Operating profit in the first nine months of 2008 decreased 37% from the first nine months of 2007 primarily due to the same factors as in third quarter of 2008. Operating profit was reduced by acquisition integration charges of $3 in the first nine months of 2008 and $1 in the first nine months of 2007, which reduced operating margin by 0.2% and 0.1% in 2008 and 2007, respectively.
On July 31, 2008, Eaton acquired the engine valves business of Kirloskar Oil Engines Ltd. This India-based company, which had sales of $5 in 2007, designs, manufactures and sells intake and exhaust valves for diesel and gasoline engines.

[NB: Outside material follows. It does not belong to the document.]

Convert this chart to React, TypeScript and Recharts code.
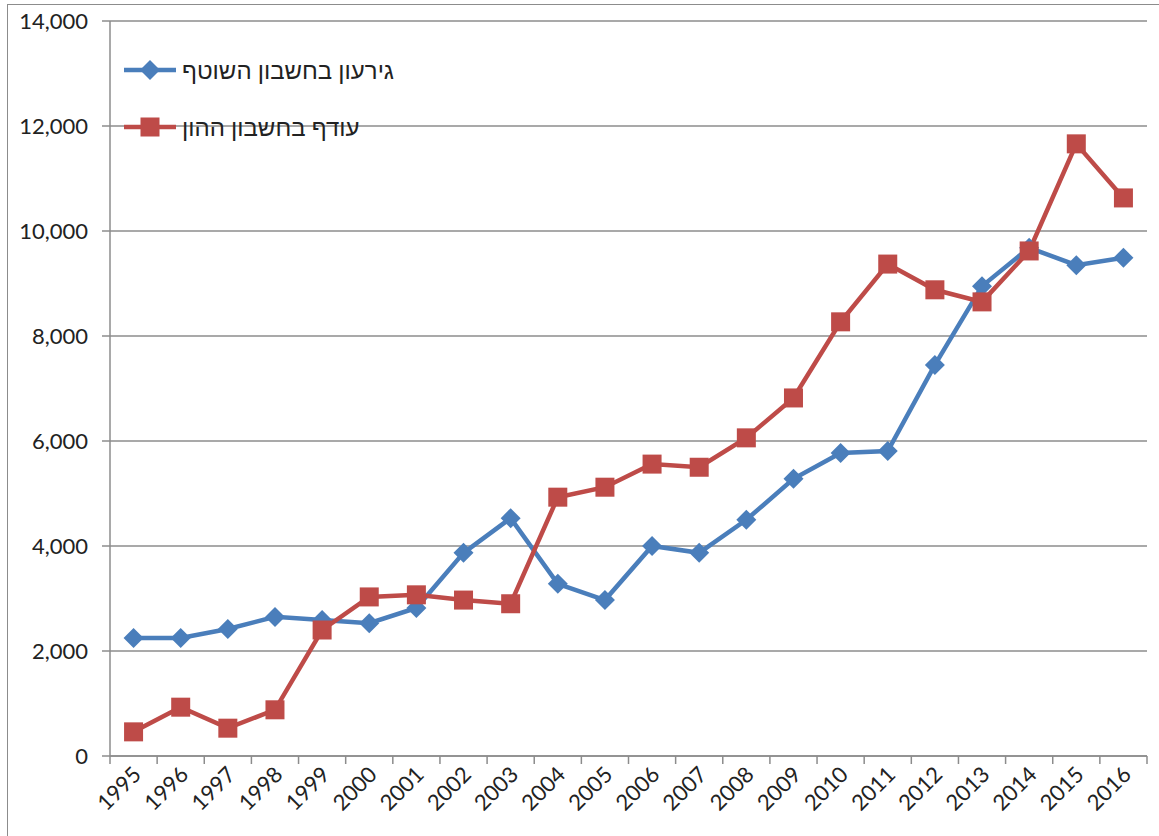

On October 20, 2008, Eaton announced that, following consultations with employee representatives, it has determined to close its automotive engine valve lifters manufacturing plant in Massa, Italy, by the end of 2008. There will be approximately 355 employees affected by the closure decision. The action was taken to better align manufacturing capacity with future industry demand and to improve the competitive position of the valve actuation business. Aggregate estimated pretax charges associated with this closure (except for the cost of severance, which is subject to negotiation with the employee representatives) are expected to be approximately $10, which will be recognized in the fourth quarter of 2008, when management approved this action. These costs consist of charges of $6 for the write-down of fixed assets and $4 for other costs. Additional costs are estimated to consist of $11 for legally required statutory severance and any additional negotiated severance.
Corporate
Amortization of intangible assets was $42 for the third quarter of 2008 and $109 for the first nine months of 2008, an increase from $19 and $54 over the same periods in 2007, due to amortization of intangible assets associated with recently acquired businesses.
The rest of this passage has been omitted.